What responsibility do Russians have?
Many Europeans are frustrated with seeing Russians on holiday in different European cities, while the Ukrainians are suffering. At stake is whether all Russians are responsible for Putin's actions.
Yes, was Ukrainian President Volodomyr Zelensky's answer recently in the The Washington Posts. Thousands of Russians have fled Russia, including journalists, dissidents and others who are critical of Putin's regime, yet Zelensky has now said that in order to enact change in Russia they should go home.
A blanket ban would hurt them too and could be counterproductive. A spokesperson for Russian opposition politician Alexei Navalny argued that such a move would play into Russian propaganda.
For ordinary Russians, the sanctions seem to have come as a surprise. For Julia, it appeared to come as a shock that reality caught up with her personally. She lives in Germany, but her videos have garnered attention.

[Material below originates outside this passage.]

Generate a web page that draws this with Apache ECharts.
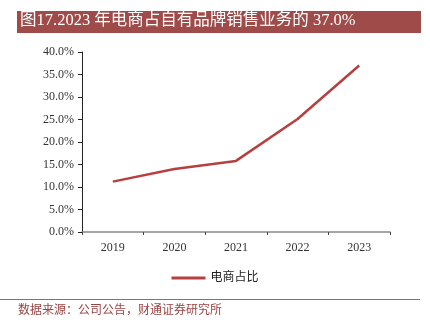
<!DOCTYPE html>
<html><head><meta charset="utf-8">
<script src="https://cdn.jsdelivr.net/npm/echarts@6/dist/echarts.min.js"></script>
<style>html,body{margin:0;padding:0;background:#fff}#c{width:430px;height:324px}</style>
</head><body><div id="c"></div>
<script>
const titleText = '图17.2023 年电商占自有品牌销售业务的 37.0%';
const sourceText = '数据来源：公司公告，财通证券研究所';
const categories = ['2019', '2020', '2021', '2022', '2023'];
const seriesName = '电商占比';
const values = [11.2, 14.0, 15.8, 25.1, 37.0];
const yTicks = { min: 0, max: 40, interval: 5 };

const serif = '"Liberation Serif", "Noto Sans CJK SC", serif';
const chart = echarts.init(document.getElementById('c'), null, { renderer: 'canvas' });
chart.setOption({
  animation: false,
  backgroundColor: '#fff',
  graphic: [
    { type: 'rect', shape: { x: 17, y: 11, width: 404, height: 22 }, style: { fill: '#9E4B4A' } },
    { type: 'text', left: 20, top: 12, style: { text: titleText, fill: '#fff', font: '16.5px ' + serif } },
    { type: 'line', shape: { x1: 0, y1: 299.5, x2: 420, y2: 299.5 }, style: { stroke: '#B0605E', lineWidth: 1 } },
    { type: 'text', left: 18, top: 305, style: { text: sourceText, fill: '#9A4544', font: '12px ' + serif } }
  ],
  grid: { left: 82, right: 40, top: 52, bottom: 92, containLabel: false },
  legend: {
    data: [seriesName], bottom: 35, left: 'center',
    itemWidth: 34, itemHeight: 3, itemGap: 6,
    icon: 'rect',
    textStyle: { fontFamily: serif, fontSize: 12, color: '#222' }
  },
  xAxis: {
    type: 'category', data: categories, boundaryGap: true,
    axisLine: { lineStyle: { color: '#888', width: 1.5 } },
    axisTick: { show: true, length: 3, inside: false, lineStyle: { color: '#444' } },
    axisLabel: { fontFamily: serif, fontSize: 12, color: '#333', margin: 10 }
  },
  yAxis: {
    type: 'value', min: yTicks.min, max: yTicks.max, interval: yTicks.interval,
    axisLine: { show: true, lineStyle: { color: '#222', width: 1 } },
    axisTick: { show: true, length: 4, lineStyle: { color: '#222' } },
    splitLine: { show: false },
    axisLabel: { fontFamily: serif, fontSize: 12, color: '#333', margin: 8,
      formatter: v => v.toFixed(1) + '%' }
  },
  series: [{
    name: seriesName, type: 'line', data: values,
    symbol: 'none', lineStyle: { color: '#B5403F', width: 2.5 },
    itemStyle: { color: '#B5403F' }
  }]
});
</script></body></html>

For months, she has argued for a nuclear strike against Ukraine and that Russia should keep moving its imperialist ventures forward all the way to Berlin, all while posing with Starbucks coffee and enjoying the good life in Europe.
But after her video, her booking to Vienna was cancelled by booking.com and her account was closed, she posted on her Telegram account.
"What the hell, are you happy now? You've ruined my holiday," she complains.